[BEGIN EXERCISE DATA]
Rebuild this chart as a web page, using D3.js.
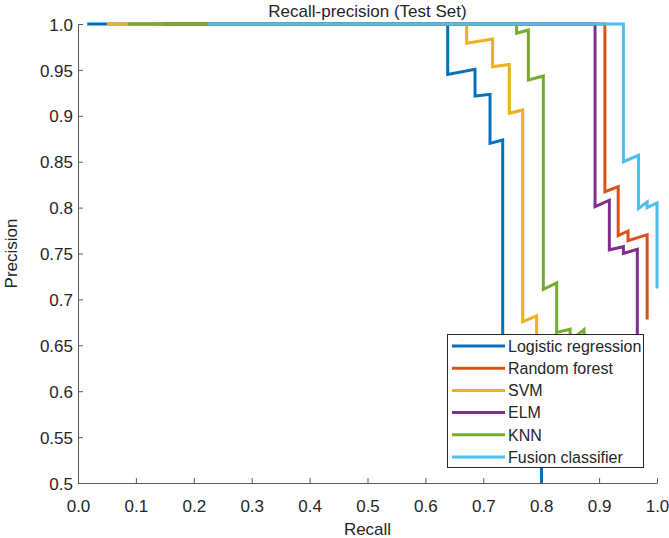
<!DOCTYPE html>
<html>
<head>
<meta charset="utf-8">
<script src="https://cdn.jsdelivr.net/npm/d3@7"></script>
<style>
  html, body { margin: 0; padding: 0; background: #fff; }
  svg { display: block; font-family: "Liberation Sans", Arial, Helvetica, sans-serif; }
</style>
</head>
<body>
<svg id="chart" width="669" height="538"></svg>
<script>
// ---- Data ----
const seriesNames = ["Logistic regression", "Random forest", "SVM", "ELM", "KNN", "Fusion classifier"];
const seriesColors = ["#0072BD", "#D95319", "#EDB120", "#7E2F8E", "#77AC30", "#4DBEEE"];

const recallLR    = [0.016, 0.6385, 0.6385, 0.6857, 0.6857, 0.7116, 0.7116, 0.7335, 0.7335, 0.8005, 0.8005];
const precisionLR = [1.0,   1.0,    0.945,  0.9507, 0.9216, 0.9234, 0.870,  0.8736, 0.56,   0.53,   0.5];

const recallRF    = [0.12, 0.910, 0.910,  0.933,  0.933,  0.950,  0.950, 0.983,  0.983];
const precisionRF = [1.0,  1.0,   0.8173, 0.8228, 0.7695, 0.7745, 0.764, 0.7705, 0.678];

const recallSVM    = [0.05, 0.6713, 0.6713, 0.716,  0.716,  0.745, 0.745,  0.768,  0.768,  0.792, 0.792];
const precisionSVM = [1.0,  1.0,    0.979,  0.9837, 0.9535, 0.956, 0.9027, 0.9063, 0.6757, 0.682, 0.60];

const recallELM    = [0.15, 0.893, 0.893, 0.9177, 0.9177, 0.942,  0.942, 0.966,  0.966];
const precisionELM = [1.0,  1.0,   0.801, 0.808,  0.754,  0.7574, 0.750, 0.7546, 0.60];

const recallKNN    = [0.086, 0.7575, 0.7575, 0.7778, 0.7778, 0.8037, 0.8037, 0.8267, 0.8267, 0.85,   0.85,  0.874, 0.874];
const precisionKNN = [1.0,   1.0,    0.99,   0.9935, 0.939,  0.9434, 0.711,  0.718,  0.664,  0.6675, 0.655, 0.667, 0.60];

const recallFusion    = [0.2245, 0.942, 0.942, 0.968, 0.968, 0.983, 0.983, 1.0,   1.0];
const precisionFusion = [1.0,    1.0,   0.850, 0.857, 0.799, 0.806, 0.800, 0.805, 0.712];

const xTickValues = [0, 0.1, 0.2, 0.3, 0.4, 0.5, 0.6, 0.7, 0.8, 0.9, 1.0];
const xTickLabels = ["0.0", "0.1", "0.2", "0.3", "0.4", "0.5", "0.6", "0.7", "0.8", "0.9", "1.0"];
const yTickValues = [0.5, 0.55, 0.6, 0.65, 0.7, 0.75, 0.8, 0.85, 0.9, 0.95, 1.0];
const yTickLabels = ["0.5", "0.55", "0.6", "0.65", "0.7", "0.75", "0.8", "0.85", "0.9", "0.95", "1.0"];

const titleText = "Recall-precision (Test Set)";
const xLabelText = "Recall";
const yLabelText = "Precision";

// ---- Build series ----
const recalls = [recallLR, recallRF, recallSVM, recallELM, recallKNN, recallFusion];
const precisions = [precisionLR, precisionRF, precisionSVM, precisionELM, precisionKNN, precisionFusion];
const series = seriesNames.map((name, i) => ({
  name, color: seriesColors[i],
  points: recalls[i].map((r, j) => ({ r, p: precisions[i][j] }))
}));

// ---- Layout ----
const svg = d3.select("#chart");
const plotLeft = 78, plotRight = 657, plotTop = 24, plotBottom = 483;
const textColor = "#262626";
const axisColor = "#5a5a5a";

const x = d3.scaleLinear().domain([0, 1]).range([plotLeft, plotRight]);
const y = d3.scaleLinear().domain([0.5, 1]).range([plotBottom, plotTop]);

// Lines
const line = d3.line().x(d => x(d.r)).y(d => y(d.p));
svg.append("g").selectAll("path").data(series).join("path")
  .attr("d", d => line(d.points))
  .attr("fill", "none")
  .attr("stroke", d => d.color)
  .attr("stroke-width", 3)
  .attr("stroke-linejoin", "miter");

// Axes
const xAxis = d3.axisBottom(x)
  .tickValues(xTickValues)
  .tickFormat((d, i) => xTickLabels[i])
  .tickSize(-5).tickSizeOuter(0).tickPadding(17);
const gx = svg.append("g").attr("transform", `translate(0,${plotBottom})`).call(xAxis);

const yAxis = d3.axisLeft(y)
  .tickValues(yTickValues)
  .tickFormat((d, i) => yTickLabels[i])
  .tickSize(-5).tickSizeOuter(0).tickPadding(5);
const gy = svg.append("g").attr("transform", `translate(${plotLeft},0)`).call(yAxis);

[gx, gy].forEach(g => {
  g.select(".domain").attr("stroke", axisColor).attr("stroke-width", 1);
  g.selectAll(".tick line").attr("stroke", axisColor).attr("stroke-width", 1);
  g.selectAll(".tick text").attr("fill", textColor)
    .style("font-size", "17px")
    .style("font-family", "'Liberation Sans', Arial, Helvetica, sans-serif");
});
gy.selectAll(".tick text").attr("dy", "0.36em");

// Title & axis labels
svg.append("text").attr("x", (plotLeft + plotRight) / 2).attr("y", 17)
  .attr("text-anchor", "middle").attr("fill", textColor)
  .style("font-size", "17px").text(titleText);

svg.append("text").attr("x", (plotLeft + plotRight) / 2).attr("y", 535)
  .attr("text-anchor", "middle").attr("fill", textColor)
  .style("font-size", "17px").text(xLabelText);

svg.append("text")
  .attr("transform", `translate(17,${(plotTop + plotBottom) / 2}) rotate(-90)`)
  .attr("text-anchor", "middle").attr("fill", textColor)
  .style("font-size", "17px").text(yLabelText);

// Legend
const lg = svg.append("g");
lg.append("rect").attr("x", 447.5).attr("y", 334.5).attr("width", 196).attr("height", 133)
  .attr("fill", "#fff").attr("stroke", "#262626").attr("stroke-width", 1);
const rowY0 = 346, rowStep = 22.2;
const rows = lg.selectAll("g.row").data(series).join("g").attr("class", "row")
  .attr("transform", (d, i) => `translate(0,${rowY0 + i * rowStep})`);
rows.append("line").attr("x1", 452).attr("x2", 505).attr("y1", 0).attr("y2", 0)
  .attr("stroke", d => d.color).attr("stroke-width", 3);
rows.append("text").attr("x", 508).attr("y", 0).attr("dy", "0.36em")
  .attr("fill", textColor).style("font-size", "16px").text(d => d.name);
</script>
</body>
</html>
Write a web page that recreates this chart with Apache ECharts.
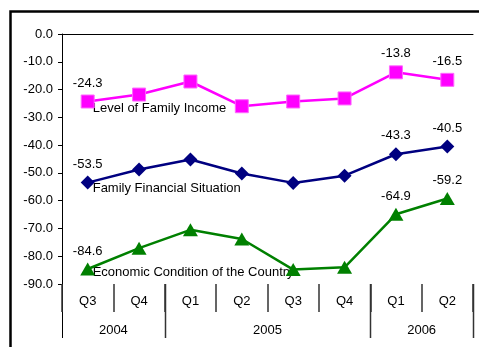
[END EXERCISE DATA]
EXERCISE DIRECTIONS> Omit the pictures, then repeat exactly each line from the beginning of the listing through the line with "0.764, 0.7705, 0.678];".

RESULT OF THE EXERCISE>
Rebuild this chart as a web page, using D3.js.
<!DOCTYPE html>
<html>
<head>
<meta charset="utf-8">
<script src="https://cdn.jsdelivr.net/npm/d3@7"></script>
<style>
  html, body { margin: 0; padding: 0; background: #fff; }
  svg { display: block; font-family: "Liberation Sans", Arial, Helvetica, sans-serif; }
</style>
</head>
<body>
<svg id="chart" width="669" height="538"></svg>
<script>
// ---- Data ----
const seriesNames = ["Logistic regression", "Random forest", "SVM", "ELM", "KNN", "Fusion classifier"];
const seriesColors = ["#0072BD", "#D95319", "#EDB120", "#7E2F8E", "#77AC30", "#4DBEEE"];

const recallLR    = [0.016, 0.6385, 0.6385, 0.6857, 0.6857, 0.7116, 0.7116, 0.7335, 0.7335, 0.8005, 0.8005];
const precisionLR = [1.0,   1.0,    0.945,  0.9507, 0.9216, 0.9234, 0.870,  0.8736, 0.56,   0.53,   0.5];

const recallRF    = [0.12, 0.910, 0.910,  0.933,  0.933,  0.950,  0.950, 0.983,  0.983];
const precisionRF = [1.0,  1.0,   0.8173, 0.8228, 0.7695, 0.7745, 0.764, 0.7705, 0.678];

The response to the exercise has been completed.